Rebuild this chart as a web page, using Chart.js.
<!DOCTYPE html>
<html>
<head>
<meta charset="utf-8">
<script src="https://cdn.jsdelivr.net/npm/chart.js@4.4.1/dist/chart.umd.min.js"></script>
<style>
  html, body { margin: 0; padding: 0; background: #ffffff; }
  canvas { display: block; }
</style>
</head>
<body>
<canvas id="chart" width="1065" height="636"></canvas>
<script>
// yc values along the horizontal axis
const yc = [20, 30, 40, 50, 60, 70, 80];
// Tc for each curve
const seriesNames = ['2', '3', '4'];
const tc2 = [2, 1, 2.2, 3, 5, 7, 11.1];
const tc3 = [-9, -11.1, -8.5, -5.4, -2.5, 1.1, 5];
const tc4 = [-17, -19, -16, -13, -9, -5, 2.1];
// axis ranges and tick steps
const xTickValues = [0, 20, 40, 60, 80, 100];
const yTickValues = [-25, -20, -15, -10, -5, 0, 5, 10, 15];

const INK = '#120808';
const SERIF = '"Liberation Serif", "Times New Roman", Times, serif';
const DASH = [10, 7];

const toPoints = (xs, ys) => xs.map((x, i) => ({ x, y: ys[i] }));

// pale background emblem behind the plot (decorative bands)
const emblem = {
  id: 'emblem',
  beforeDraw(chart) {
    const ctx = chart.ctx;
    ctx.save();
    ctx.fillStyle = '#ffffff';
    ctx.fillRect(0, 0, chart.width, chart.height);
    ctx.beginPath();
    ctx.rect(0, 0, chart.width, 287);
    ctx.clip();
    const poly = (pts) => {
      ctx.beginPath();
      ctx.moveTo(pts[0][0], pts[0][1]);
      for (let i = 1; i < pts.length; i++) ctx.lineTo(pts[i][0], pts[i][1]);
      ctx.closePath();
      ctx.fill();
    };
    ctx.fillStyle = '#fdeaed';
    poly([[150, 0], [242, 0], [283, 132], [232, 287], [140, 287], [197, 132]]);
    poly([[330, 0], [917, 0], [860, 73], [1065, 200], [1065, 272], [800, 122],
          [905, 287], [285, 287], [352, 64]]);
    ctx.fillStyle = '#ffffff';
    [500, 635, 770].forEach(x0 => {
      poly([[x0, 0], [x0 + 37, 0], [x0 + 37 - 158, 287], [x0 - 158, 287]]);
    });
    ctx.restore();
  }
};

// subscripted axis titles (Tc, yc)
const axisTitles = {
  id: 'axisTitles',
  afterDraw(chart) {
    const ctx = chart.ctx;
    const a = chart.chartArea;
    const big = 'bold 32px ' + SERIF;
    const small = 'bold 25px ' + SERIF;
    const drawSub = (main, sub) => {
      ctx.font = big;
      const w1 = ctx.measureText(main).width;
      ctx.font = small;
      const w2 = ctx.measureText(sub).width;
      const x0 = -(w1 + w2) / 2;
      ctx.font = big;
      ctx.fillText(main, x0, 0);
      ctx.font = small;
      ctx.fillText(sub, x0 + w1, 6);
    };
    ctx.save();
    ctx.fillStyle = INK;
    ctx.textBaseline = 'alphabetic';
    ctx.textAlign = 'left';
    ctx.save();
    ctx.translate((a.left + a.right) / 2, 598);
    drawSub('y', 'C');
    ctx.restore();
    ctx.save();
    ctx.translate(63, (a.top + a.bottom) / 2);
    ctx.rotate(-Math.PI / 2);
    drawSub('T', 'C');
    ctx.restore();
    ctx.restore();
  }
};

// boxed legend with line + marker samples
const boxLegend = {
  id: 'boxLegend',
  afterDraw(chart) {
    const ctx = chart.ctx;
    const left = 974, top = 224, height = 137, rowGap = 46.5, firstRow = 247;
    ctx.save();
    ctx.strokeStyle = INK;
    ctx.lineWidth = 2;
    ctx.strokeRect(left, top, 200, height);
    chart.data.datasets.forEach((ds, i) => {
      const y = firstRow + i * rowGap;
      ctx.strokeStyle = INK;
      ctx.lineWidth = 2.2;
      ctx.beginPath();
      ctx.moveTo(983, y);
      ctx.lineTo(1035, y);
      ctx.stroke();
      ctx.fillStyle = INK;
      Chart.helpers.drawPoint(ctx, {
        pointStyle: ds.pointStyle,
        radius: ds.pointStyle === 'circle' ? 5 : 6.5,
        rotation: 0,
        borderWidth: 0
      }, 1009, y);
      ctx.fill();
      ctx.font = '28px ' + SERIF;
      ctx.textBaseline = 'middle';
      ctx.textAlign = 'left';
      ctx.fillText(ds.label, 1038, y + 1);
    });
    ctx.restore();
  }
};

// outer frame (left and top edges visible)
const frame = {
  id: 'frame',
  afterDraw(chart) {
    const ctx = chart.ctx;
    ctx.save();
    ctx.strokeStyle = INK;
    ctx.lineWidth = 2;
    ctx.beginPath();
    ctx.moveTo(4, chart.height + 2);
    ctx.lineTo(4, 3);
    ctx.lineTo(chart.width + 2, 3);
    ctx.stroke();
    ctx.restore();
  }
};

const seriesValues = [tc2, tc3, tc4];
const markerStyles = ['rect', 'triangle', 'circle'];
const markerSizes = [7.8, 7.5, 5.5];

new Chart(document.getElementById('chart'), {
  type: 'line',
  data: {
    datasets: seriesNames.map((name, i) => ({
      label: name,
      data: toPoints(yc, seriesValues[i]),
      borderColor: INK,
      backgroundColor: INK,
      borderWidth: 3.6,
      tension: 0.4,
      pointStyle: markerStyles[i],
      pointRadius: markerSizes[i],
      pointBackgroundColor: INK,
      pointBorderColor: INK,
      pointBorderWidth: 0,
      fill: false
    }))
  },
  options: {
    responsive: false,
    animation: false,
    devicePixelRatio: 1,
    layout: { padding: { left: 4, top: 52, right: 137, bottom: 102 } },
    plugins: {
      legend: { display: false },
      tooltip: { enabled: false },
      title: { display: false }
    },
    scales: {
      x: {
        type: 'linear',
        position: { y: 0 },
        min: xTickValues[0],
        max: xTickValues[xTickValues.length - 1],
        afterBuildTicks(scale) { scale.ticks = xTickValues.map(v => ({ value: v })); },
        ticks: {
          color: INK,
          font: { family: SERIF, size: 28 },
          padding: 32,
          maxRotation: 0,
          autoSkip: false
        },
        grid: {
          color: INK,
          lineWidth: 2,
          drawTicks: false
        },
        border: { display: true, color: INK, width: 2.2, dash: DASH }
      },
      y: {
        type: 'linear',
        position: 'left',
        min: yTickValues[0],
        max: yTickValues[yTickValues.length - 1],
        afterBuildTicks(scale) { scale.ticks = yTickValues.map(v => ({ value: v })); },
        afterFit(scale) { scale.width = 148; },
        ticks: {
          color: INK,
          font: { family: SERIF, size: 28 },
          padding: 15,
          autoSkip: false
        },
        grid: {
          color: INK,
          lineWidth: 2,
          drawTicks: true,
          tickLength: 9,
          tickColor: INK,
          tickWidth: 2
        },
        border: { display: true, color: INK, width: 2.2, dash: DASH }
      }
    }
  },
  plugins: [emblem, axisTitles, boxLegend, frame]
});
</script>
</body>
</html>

* * *

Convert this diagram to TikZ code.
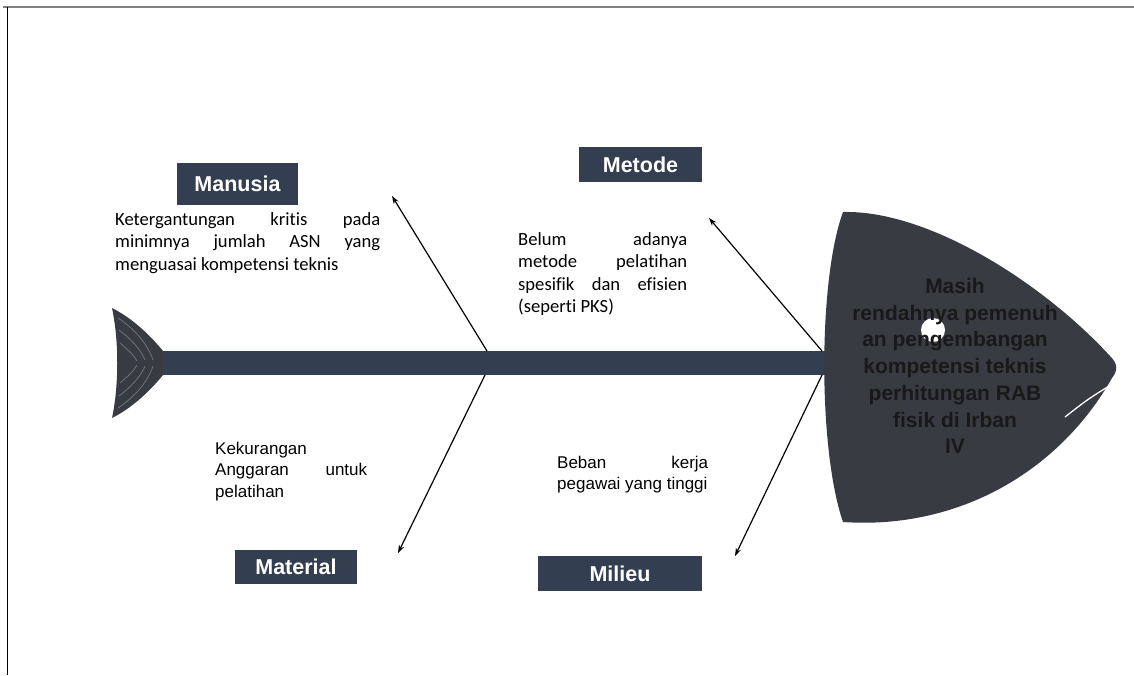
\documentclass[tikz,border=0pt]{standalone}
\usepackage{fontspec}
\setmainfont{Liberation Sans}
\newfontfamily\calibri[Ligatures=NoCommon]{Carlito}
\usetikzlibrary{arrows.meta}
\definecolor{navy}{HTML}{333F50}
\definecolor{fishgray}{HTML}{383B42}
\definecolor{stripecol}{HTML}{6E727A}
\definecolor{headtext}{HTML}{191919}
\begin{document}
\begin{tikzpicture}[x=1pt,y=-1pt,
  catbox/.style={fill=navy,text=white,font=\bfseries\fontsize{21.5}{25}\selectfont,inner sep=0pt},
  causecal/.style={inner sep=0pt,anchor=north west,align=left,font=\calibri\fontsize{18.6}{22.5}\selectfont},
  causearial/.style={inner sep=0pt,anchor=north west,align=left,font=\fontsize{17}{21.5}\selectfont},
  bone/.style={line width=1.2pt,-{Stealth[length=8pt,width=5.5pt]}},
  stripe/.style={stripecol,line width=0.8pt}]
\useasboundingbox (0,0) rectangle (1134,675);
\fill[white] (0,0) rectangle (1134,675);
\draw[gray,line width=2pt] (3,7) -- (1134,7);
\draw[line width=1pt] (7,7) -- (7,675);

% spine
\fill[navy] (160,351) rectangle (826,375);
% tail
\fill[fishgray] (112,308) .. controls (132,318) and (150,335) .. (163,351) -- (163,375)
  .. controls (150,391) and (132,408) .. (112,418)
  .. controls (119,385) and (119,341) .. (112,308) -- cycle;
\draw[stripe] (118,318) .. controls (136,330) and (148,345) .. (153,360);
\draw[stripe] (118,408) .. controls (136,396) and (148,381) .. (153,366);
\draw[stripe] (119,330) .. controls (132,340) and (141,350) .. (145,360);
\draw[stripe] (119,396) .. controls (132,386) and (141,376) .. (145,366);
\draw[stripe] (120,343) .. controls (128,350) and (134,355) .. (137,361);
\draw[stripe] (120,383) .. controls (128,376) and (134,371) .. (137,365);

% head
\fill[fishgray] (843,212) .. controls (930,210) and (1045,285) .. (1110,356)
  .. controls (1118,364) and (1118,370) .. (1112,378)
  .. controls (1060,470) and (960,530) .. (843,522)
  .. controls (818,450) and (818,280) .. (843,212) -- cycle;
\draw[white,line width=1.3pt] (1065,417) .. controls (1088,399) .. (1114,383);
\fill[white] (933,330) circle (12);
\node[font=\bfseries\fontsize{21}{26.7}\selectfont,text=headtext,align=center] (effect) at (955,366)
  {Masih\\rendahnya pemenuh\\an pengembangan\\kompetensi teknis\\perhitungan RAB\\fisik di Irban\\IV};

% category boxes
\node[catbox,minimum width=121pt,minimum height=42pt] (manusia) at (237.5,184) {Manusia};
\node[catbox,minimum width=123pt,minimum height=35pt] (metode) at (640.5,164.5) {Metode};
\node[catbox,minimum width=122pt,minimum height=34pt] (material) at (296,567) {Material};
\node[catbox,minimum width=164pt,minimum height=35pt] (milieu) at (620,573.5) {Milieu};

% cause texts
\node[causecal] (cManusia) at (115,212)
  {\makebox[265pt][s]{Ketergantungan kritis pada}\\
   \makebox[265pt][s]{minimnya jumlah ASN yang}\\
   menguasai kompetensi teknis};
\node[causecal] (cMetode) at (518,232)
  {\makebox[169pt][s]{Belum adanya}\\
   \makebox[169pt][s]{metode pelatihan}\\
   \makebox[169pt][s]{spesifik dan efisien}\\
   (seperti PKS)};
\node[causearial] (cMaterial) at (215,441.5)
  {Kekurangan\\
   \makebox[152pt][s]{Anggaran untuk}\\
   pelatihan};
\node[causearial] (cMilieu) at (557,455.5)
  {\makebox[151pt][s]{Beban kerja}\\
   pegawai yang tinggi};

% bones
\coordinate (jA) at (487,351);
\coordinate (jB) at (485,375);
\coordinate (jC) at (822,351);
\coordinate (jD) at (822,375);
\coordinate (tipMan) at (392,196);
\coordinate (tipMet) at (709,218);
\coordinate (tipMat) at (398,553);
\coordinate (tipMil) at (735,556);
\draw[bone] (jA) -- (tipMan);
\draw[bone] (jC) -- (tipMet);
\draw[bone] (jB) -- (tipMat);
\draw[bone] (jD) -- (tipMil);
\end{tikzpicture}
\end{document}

Work to be completed:
Repeat, with no pictures, exactly the lines from the one containing "Convert this diagram to TikZ code." through the one containing "pemenuh\\an pengembangan\\kompetensi teknis\\perhitungan", the first and last included.

Reply to the task:
Convert this diagram to TikZ code.
\documentclass[tikz,border=0pt]{standalone}
\usepackage{fontspec}
\setmainfont{Liberation Sans}
\newfontfamily\calibri[Ligatures=NoCommon]{Carlito}
\usetikzlibrary{arrows.meta}
\definecolor{navy}{HTML}{333F50}
\definecolor{fishgray}{HTML}{383B42}
\definecolor{stripecol}{HTML}{6E727A}
\definecolor{headtext}{HTML}{191919}
\begin{document}
\begin{tikzpicture}[x=1pt,y=-1pt,
  catbox/.style={fill=navy,text=white,font=\bfseries\fontsize{21.5}{25}\selectfont,inner sep=0pt},
  causecal/.style={inner sep=0pt,anchor=north west,align=left,font=\calibri\fontsize{18.6}{22.5}\selectfont},
  causearial/.style={inner sep=0pt,anchor=north west,align=left,font=\fontsize{17}{21.5}\selectfont},
  bone/.style={line width=1.2pt,-{Stealth[length=8pt,width=5.5pt]}},
  stripe/.style={stripecol,line width=0.8pt}]
\useasboundingbox (0,0) rectangle (1134,675);
\fill[white] (0,0) rectangle (1134,675);
\draw[gray,line width=2pt] (3,7) -- (1134,7);
\draw[line width=1pt] (7,7) -- (7,675);

% spine
\fill[navy] (160,351) rectangle (826,375);
% tail
\fill[fishgray] (112,308) .. controls (132,318) and (150,335) .. (163,351) -- (163,375)
  .. controls (150,391) and (132,408) .. (112,418)
  .. controls (119,385) and (119,341) .. (112,308) -- cycle;
\draw[stripe] (118,318) .. controls (136,330) and (148,345) .. (153,360);
\draw[stripe] (118,408) .. controls (136,396) and (148,381) .. (153,366);
\draw[stripe] (119,330) .. controls (132,340) and (141,350) .. (145,360);
\draw[stripe] (119,396) .. controls (132,386) and (141,376) .. (145,366);
\draw[stripe] (120,343) .. controls (128,350) and (134,355) .. (137,361);
\draw[stripe] (120,383) .. controls (128,376) and (134,371) .. (137,365);

% head
\fill[fishgray] (843,212) .. controls (930,210) and (1045,285) .. (1110,356)
  .. controls (1118,364) and (1118,370) .. (1112,378)
  .. controls (1060,470) and (960,530) .. (843,522)
  .. controls (818,450) and (818,280) .. (843,212) -- cycle;
\draw[white,line width=1.3pt] (1065,417) .. controls (1088,399) .. (1114,383);
\fill[white] (933,330) circle (12);
\node[font=\bfseries\fontsize{21}{26.7}\selectfont,text=headtext,align=center] (effect) at (955,366)
  {Masih\\rendahnya pemenuh\\an pengembangan\\kompetensi teknis\\perhitungan RAB\\fisik di Irban\\IV};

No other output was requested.